— start of PROVIDED DATA —
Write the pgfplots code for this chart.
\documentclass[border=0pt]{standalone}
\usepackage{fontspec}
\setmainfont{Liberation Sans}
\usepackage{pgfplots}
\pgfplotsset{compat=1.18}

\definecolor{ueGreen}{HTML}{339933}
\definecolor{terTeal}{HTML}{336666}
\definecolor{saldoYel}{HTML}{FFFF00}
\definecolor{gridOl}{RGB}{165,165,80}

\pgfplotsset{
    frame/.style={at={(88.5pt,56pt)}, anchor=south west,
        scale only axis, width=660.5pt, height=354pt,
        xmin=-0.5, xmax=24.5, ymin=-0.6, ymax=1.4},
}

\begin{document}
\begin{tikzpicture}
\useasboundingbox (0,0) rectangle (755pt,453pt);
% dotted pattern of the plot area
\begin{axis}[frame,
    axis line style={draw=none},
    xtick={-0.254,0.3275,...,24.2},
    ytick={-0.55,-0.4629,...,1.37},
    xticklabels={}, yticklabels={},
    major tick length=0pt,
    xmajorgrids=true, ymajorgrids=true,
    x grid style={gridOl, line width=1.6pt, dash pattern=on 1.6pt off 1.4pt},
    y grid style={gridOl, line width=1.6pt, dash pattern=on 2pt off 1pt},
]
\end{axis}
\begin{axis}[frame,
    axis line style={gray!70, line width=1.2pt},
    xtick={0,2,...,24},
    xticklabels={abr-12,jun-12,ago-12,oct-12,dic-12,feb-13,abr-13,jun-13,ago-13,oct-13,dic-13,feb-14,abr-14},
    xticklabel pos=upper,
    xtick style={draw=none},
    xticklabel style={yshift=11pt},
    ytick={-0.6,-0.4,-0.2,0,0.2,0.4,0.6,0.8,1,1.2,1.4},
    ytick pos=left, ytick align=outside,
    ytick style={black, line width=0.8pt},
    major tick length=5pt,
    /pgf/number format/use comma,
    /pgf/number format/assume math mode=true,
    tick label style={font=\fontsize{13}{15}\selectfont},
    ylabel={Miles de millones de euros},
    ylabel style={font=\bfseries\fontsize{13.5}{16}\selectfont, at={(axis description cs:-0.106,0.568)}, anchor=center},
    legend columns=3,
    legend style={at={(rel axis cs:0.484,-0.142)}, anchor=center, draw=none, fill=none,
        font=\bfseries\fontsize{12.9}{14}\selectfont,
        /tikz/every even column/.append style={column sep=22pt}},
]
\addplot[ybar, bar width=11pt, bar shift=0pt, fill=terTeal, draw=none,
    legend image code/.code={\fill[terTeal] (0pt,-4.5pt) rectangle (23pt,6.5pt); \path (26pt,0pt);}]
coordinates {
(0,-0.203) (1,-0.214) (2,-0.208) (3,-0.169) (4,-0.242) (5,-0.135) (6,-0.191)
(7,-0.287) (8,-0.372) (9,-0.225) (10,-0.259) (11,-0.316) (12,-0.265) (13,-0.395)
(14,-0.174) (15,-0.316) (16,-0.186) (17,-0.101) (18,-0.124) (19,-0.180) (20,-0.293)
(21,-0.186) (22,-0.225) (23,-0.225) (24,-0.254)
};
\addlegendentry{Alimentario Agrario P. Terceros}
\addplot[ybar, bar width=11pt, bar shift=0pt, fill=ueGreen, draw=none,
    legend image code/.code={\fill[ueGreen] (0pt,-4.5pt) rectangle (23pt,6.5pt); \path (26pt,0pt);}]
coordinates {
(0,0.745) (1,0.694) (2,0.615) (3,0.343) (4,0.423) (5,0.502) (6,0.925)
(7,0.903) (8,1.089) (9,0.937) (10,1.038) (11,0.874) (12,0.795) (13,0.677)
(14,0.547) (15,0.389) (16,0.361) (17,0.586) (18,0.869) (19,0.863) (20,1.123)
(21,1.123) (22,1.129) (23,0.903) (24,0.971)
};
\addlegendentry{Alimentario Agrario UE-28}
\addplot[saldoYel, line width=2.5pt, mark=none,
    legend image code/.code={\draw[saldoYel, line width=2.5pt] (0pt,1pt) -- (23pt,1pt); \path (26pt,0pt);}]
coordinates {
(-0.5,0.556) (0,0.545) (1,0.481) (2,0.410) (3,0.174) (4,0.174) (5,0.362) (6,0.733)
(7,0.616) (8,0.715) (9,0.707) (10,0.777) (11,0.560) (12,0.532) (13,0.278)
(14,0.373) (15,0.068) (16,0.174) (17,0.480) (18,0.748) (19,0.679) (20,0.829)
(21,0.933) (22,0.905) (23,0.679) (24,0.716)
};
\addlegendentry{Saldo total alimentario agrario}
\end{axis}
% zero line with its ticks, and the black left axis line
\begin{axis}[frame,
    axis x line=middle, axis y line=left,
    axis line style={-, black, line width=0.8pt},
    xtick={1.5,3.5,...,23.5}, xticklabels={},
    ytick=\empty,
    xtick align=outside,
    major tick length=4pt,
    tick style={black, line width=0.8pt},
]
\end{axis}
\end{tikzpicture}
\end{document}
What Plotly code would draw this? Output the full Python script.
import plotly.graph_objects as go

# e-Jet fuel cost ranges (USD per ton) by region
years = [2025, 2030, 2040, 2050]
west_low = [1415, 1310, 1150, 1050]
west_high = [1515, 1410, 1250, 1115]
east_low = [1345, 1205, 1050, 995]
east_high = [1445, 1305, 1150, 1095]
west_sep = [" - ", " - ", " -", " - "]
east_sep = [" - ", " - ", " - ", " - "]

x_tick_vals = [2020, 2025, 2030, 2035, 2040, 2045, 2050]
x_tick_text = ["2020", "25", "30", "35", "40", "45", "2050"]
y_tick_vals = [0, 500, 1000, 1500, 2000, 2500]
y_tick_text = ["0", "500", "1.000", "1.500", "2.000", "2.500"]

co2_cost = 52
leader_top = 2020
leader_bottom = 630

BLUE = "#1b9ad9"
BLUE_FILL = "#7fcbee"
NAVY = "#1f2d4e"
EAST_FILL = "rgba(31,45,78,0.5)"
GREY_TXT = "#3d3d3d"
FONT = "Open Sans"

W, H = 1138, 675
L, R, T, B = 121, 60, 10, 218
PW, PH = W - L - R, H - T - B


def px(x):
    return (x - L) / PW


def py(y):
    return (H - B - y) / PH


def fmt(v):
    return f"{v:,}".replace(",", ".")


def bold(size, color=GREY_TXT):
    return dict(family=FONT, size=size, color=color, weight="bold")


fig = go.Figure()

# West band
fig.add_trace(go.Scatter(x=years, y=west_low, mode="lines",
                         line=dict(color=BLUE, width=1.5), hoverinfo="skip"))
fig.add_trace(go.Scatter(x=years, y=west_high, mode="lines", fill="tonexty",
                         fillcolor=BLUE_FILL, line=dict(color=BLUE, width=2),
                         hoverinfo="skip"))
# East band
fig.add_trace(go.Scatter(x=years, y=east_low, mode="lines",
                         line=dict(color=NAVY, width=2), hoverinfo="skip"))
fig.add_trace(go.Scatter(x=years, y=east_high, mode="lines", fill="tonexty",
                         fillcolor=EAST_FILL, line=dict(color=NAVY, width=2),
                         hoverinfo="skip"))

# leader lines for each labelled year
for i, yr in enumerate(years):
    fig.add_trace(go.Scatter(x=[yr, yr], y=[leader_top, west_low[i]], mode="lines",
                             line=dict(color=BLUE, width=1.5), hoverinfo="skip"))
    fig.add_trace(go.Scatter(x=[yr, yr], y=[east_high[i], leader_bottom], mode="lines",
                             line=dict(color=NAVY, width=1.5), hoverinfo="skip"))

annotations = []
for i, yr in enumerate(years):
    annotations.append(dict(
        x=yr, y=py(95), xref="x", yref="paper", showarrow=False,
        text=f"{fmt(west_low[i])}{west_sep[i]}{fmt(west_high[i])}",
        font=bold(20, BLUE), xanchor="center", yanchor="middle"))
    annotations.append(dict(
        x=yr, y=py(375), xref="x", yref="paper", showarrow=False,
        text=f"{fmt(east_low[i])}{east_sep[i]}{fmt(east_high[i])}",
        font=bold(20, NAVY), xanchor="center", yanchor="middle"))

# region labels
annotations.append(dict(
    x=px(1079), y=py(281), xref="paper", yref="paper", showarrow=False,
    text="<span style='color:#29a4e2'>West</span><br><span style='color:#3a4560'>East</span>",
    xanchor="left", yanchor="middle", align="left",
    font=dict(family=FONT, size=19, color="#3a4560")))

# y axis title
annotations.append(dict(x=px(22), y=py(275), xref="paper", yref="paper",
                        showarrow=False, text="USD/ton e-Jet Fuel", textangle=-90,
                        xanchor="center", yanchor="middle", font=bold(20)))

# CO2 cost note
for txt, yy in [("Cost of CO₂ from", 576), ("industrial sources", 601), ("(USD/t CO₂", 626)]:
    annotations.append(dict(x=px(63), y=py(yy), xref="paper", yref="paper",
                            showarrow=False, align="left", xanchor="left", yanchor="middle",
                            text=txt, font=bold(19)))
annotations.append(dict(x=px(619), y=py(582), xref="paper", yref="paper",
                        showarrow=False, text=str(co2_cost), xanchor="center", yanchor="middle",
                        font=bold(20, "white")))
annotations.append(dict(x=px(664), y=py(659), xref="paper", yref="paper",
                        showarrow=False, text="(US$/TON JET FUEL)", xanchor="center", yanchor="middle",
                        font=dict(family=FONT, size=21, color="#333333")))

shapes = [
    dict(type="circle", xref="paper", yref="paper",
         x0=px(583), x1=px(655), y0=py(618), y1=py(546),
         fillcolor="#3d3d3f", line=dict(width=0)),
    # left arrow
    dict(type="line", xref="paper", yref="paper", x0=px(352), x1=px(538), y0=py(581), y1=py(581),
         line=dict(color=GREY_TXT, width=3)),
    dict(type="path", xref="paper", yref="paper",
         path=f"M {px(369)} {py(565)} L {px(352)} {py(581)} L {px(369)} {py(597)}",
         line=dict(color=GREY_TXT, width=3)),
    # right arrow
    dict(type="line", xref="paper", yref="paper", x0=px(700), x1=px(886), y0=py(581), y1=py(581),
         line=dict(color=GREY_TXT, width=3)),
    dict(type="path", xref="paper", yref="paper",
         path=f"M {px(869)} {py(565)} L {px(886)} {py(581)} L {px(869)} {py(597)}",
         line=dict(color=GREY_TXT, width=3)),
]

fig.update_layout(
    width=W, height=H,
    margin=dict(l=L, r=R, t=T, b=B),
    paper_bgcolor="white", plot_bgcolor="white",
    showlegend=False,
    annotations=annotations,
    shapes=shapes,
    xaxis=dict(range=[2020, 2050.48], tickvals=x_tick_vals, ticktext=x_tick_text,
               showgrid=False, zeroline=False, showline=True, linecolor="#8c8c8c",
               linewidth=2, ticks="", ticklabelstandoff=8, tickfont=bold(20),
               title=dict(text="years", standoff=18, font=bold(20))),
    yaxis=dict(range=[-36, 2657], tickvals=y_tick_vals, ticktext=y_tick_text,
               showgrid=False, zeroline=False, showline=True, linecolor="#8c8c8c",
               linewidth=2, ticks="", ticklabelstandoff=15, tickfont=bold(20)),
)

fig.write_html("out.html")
— end of PROVIDED DATA —
Make an exact transcription of the lines from the line with "What Plotly code" through the line with "import plotly.graph_objects as go", inclusive, omitting all others.

• COMPLETED EXERCISE:
What Plotly code would draw this? Output the full Python script.
import plotly.graph_objects as go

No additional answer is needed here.